▼

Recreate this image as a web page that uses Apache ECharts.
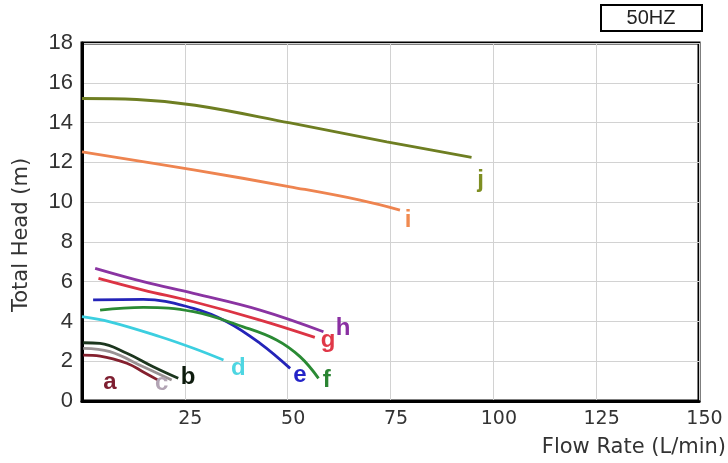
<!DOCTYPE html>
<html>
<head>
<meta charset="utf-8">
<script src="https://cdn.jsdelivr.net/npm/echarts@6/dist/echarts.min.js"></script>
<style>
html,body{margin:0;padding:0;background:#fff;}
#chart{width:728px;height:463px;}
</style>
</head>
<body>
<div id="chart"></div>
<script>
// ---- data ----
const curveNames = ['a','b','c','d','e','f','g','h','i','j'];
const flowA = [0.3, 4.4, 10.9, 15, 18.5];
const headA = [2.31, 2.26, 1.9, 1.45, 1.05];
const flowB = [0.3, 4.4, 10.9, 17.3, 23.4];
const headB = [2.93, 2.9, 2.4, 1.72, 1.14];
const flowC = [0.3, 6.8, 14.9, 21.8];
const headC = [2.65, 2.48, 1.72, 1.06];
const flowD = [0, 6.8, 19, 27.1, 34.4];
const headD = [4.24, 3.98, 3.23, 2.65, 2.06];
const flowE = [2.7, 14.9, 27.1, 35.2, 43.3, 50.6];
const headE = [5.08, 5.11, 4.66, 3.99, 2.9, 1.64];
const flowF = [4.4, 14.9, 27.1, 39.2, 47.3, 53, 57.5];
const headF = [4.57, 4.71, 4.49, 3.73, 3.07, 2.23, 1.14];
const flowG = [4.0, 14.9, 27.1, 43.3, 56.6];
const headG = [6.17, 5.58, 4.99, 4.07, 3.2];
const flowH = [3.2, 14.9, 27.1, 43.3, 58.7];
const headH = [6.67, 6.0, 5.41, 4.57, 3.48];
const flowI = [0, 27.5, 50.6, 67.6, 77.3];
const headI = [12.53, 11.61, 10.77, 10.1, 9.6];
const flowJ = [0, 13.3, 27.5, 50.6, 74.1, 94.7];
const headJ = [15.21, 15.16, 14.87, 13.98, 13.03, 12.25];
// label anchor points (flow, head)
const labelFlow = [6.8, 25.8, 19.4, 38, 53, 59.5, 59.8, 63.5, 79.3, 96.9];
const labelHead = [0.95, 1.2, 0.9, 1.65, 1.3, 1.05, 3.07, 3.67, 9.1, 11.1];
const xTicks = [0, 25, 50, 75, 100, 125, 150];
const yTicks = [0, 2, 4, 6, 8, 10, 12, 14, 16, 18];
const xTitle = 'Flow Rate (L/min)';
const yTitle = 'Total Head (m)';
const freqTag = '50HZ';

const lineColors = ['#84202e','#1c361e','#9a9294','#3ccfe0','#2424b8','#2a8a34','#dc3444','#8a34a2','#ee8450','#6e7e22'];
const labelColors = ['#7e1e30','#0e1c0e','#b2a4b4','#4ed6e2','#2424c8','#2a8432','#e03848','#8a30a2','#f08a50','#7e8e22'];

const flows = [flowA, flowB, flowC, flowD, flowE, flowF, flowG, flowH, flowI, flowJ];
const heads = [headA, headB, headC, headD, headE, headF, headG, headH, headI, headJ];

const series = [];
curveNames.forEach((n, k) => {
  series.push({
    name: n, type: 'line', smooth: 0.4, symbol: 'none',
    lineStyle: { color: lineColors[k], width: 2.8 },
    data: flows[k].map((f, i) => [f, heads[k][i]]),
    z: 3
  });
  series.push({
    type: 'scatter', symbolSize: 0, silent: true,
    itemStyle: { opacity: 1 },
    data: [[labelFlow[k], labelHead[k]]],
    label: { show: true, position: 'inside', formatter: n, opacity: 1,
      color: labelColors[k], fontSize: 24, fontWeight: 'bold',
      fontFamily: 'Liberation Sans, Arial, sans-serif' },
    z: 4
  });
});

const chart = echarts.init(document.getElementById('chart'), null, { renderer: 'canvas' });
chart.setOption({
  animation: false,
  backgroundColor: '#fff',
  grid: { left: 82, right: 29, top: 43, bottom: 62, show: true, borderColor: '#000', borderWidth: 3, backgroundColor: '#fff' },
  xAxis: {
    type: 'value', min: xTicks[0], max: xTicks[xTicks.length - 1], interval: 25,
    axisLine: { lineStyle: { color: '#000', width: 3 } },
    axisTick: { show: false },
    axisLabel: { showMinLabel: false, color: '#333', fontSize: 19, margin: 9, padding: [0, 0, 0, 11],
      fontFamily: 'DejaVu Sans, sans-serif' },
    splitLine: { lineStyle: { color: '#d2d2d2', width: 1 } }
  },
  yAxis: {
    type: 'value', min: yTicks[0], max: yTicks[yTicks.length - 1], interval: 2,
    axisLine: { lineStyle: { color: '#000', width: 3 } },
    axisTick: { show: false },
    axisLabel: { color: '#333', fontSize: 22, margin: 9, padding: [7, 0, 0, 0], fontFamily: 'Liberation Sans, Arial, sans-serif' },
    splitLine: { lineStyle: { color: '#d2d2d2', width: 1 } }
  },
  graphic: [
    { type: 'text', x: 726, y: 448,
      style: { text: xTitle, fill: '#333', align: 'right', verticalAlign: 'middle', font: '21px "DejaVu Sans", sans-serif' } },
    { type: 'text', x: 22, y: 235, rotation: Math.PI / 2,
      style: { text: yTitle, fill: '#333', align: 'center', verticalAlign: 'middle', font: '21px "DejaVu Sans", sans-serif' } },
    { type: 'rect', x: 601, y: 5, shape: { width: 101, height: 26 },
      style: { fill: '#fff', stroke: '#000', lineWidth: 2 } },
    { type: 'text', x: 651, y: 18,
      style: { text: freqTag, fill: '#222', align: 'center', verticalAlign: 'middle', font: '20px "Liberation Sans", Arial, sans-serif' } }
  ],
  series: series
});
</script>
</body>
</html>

▲

◆ **TASK OBJECTIVE**
Give again, word for word, every line from the top of the data through the line with "headH, headI, headJ];", both ends included, and exclude the pictures.

◆ **WORKED ANSWER**
Recreate this image as a web page that uses Apache ECharts.
<!DOCTYPE html>
<html>
<head>
<meta charset="utf-8">
<script src="https://cdn.jsdelivr.net/npm/echarts@6/dist/echarts.min.js"></script>
<style>
html,body{margin:0;padding:0;background:#fff;}
#chart{width:728px;height:463px;}
</style>
</head>
<body>
<div id="chart"></div>
<script>
// ---- data ----
const curveNames = ['a','b','c','d','e','f','g','h','i','j'];
const flowA = [0.3, 4.4, 10.9, 15, 18.5];
const headA = [2.31, 2.26, 1.9, 1.45, 1.05];
const flowB = [0.3, 4.4, 10.9, 17.3, 23.4];
const headB = [2.93, 2.9, 2.4, 1.72, 1.14];
const flowC = [0.3, 6.8, 14.9, 21.8];
const headC = [2.65, 2.48, 1.72, 1.06];
const flowD = [0, 6.8, 19, 27.1, 34.4];
const headD = [4.24, 3.98, 3.23, 2.65, 2.06];
const flowE = [2.7, 14.9, 27.1, 35.2, 43.3, 50.6];
const headE = [5.08, 5.11, 4.66, 3.99, 2.9, 1.64];
const flowF = [4.4, 14.9, 27.1, 39.2, 47.3, 53, 57.5];
const headF = [4.57, 4.71, 4.49, 3.73, 3.07, 2.23, 1.14];
const flowG = [4.0, 14.9, 27.1, 43.3, 56.6];
const headG = [6.17, 5.58, 4.99, 4.07, 3.2];
const flowH = [3.2, 14.9, 27.1, 43.3, 58.7];
const headH = [6.67, 6.0, 5.41, 4.57, 3.48];
const flowI = [0, 27.5, 50.6, 67.6, 77.3];
const headI = [12.53, 11.61, 10.77, 10.1, 9.6];
const flowJ = [0, 13.3, 27.5, 50.6, 74.1, 94.7];
const headJ = [15.21, 15.16, 14.87, 13.98, 13.03, 12.25];
// label anchor points (flow, head)
const labelFlow = [6.8, 25.8, 19.4, 38, 53, 59.5, 59.8, 63.5, 79.3, 96.9];
const labelHead = [0.95, 1.2, 0.9, 1.65, 1.3, 1.05, 3.07, 3.67, 9.1, 11.1];
const xTicks = [0, 25, 50, 75, 100, 125, 150];
const yTicks = [0, 2, 4, 6, 8, 10, 12, 14, 16, 18];
const xTitle = 'Flow Rate (L/min)';
const yTitle = 'Total Head (m)';
const freqTag = '50HZ';

const lineColors = ['#84202e','#1c361e','#9a9294','#3ccfe0','#2424b8','#2a8a34','#dc3444','#8a34a2','#ee8450','#6e7e22'];
const labelColors = ['#7e1e30','#0e1c0e','#b2a4b4','#4ed6e2','#2424c8','#2a8432','#e03848','#8a30a2','#f08a50','#7e8e22'];

const flows = [flowA, flowB, flowC, flowD, flowE, flowF, flowG, flowH, flowI, flowJ];
const heads = [headA, headB, headC, headD, headE, headF, headG, headH, headI, headJ];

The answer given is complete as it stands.